ADL: Saudi textbooks still teaching anti-Semitic incitement

Zionism achieves its goals through the use of “money, politics, womankind, drugs and the media,” a Saudi textbook says.

By Joseph Wolkin, World Israel News

The Anti-Defamation League (ADL) published a new report on Tuesday revealing Saudi Arabia’s use of hate speech in textbooks. The books preach not only anti-Semitism, but also vitriol against Christians, women and homosexual men.

The government-published textbooks are exposed in the ADL report, titled, “Teaching Hate and Violence: Problematic Passages from Saudi State Textbooks for the 2018–19 School Year.”

The ADL translated the textbooks from Arabic, exposing dozens of passages “that clearly propagate incitement to hatred or violence” against the aforementioned groups.

Twelve years ago, the United States issued a waiver from penalties to the Saudi government under the International Religious Freedom Act due to the Saudi ruler’s stated commitment to change the textbooks in an attempt to erase incitement.

But the pledge to filter out such speech in the textbooks remains unfulfilled.

Included in the material is a section called “The goals of Zionism,” according to which the movement’s goal is to seek “regional expansion through three successive stages: 1. The State of Israel in Palestine. 2. The State of Greater Israel in the Arab mashreq region. 3. The Global Jewish Government, to control the entire world.”

Furthermore, Zionism achieves its goals through the use of “money, politics, womankind, drugs and the media.” the text continues.

“If you go back to around the time of 9/11, virtually every group of people that was demonized in Saudi textbooks then is still demonized in the kingdom’s official textbooks today,” David Andrew Weinberg, ADL’s Washington Director for International Affairs and author of the report, said.

An example of hate speech directed against Christians is the statement that “Christianity in its current state is an invalid and perverted religion.”

“Beating [women] is a means of discipline, for the Almighty said ‘beat them,’” the books teach.
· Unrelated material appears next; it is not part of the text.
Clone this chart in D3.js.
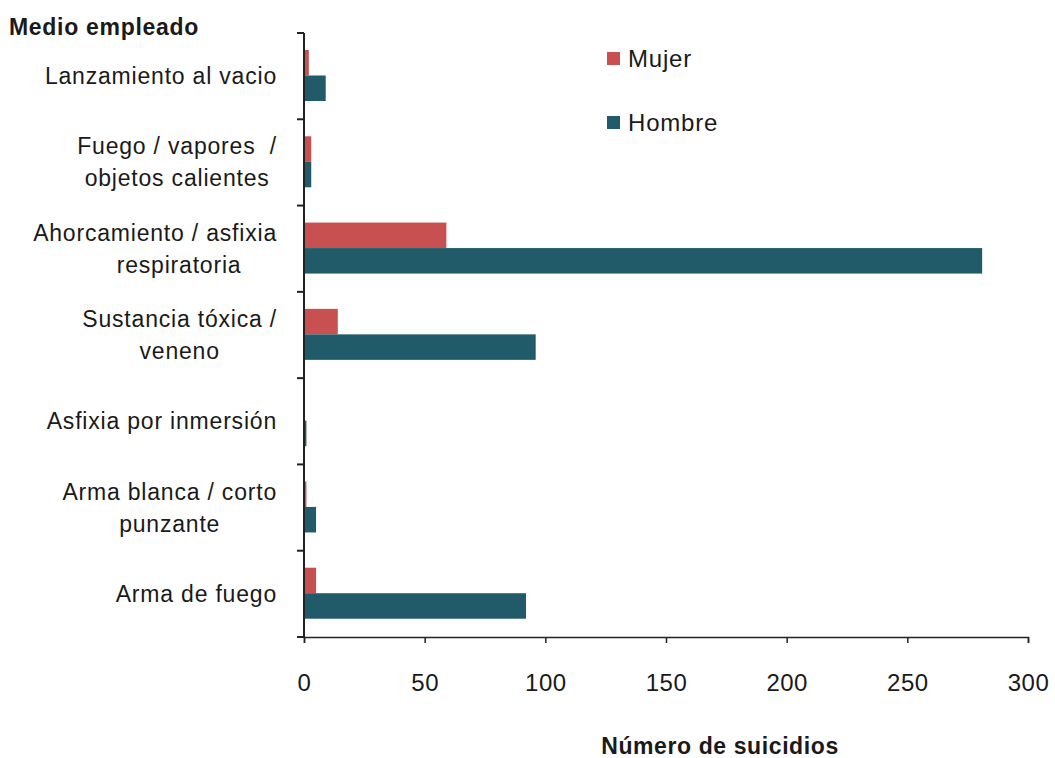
<!DOCTYPE html>
<html><head><meta charset="utf-8">
<script src="https://cdn.jsdelivr.net/npm/d3@7"></script>
<style>body{margin:0;background:#fff}text{font-family:"Liberation Sans",Arial,sans-serif;fill:#1a1a1a}</style>
</head><body><svg id="c" width="1055" height="758"></svg>
<script>
const categories = [
  ["Lanzamiento al vacio"],
  ["Fuego / vapores  /", "objetos calientes"],
  ["Ahorcamiento / asfixia", "respiratoria"],
  ["Sustancia tóxica /", "veneno"],
  ["Asfixia por inmersión"],
  ["Arma blanca / corto", "punzante"],
  ["Arma de fuego"]
];
const series = ["Mujer", "Hombre"];
const mujer = [2, 3, 59, 14, 0, 1, 5];
const hombre = [9, 3, 281, 96, 1, 5, 92];
const xTicks = [0, 50, 100, 150, 200, 250, 300];
const colors = ["#c85050", "#215a69"];

(function(){
const svg = d3.select("#c");
const mLeft = 304, mRight = 1028, mTop = 33, mBottom = 637;
const x = d3.scaleLinear().domain([0, 300]).range([mLeft, mRight]);
const y = d3.scaleBand().domain(d3.range(categories.length)).range([mTop, mBottom]);
const inner = d3.scaleBand().domain(series).range([17, 17 + 51]);

const vals = [mujer, hombre];
const g = svg.append("g");
categories.forEach((c, i) => {
  series.forEach((s, k) => {
    g.append("rect")
      .attr("x", x(0))
      .attr("y", y(i) + inner(s))
      .attr("width", x(vals[k][i]) - x(0))
      .attr("height", inner.bandwidth())
      .attr("fill", colors[k]);
  });
});

// x axis
const xa = svg.append("g").attr("transform", `translate(0,${mBottom})`)
  .call(d3.axisBottom(x).tickValues(xTicks).tickSize(6).tickPadding(31));
xa.select(".domain").attr("stroke", "#222").attr("stroke-width", 1.5);
xa.selectAll(".tick line").attr("stroke", "#222").attr("stroke-width", 1.5);
xa.selectAll(".tick text").attr("font-size", 24).attr("letter-spacing", 0.5)
  .style("font-family", "Liberation Sans, Arial, sans-serif").attr("fill", "#1a1a1a");

// y axis line & ticks at band boundaries
svg.append("line").attr("x1", mLeft).attr("x2", mLeft).attr("y1", mTop).attr("y2", mBottom)
  .attr("stroke", "#222").attr("stroke-width", 2);
d3.range(categories.length + 1).forEach(i => {
  const yy = i < categories.length ? y(i) : mBottom;
  svg.append("line").attr("x1", mLeft - 7).attr("x2", mLeft).attr("y1", yy).attr("y2", yy)
    .attr("stroke", "#222").attr("stroke-width", 2);
});

// category labels
const lineH = 32;
const fs = 23, ls = 0.8;
const extraDx = [0, 0, 24, 0, 0, 0, 0];
categories.forEach((lines, i) => {
  const cy = y(i) + y.bandwidth() / 2;
  const n = lines.length;
  const t1 = svg.append("text").attr("x", 277).attr("y", cy - (n - 1) * lineH / 2 + 8)
    .attr("text-anchor", "end").attr("font-size", fs).attr("letter-spacing", ls)
    .style("white-space", "pre").text(lines[0]);
  if (n > 1) {
    const w = t1.node().getComputedTextLength();
    const cx = 277 - w / 2 + extraDx[i];
    svg.append("text").attr("x", cx).attr("y", cy + lineH / 2 + 8)
      .attr("text-anchor", "middle").attr("font-size", fs).attr("letter-spacing", ls).text(lines[1]);
  }
});

// titles
svg.append("text").attr("x", 9).attr("y", 35).attr("font-size", 23).attr("font-weight", "bold")
  .attr("letter-spacing", 0.7).text("Medio empleado");
svg.append("text").attr("x", 720).attr("y", 754).attr("text-anchor", "middle").attr("font-size", 23)
  .attr("font-weight", "bold").attr("letter-spacing", 0.6).text("Número de suicidios");

// legend
series.forEach((s, k) => {
  const ly = 52 + k * 64;
  svg.append("rect").attr("x", 607).attr("y", ly).attr("width", 13).attr("height", 13).attr("fill", colors[k]);
  svg.append("text").attr("x", 628).attr("y", ly + 15).attr("font-size", 24).attr("letter-spacing", 0.8).text(s);
});
})();
</script></body></html>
The report noted that in some cases intolerant language had been toned down, noting that Human Rights Watch found Saudi textbooks took a softer line regarding Shi’ite and Sufi Muslim rituals.

Also, the ADL the report said that it hadn’t “seen a recurrence of some of the many anti-Semitic passages identified in a previous review of Saudi high school textbooks from the 2010-11 school year, including assertions that God transformed the Jews into apes and pigs, and that the hateful hoax known as the Protocols of the Elders of Zion is historical fact.”

The ADL, in response to the findings, requested that the U.S. House Committee on Foreign Affairs take action. Last year, the NGO endorsed the Saudi Educational Transparency and Reform Act, which would provide greater scrutiny of these textbooks.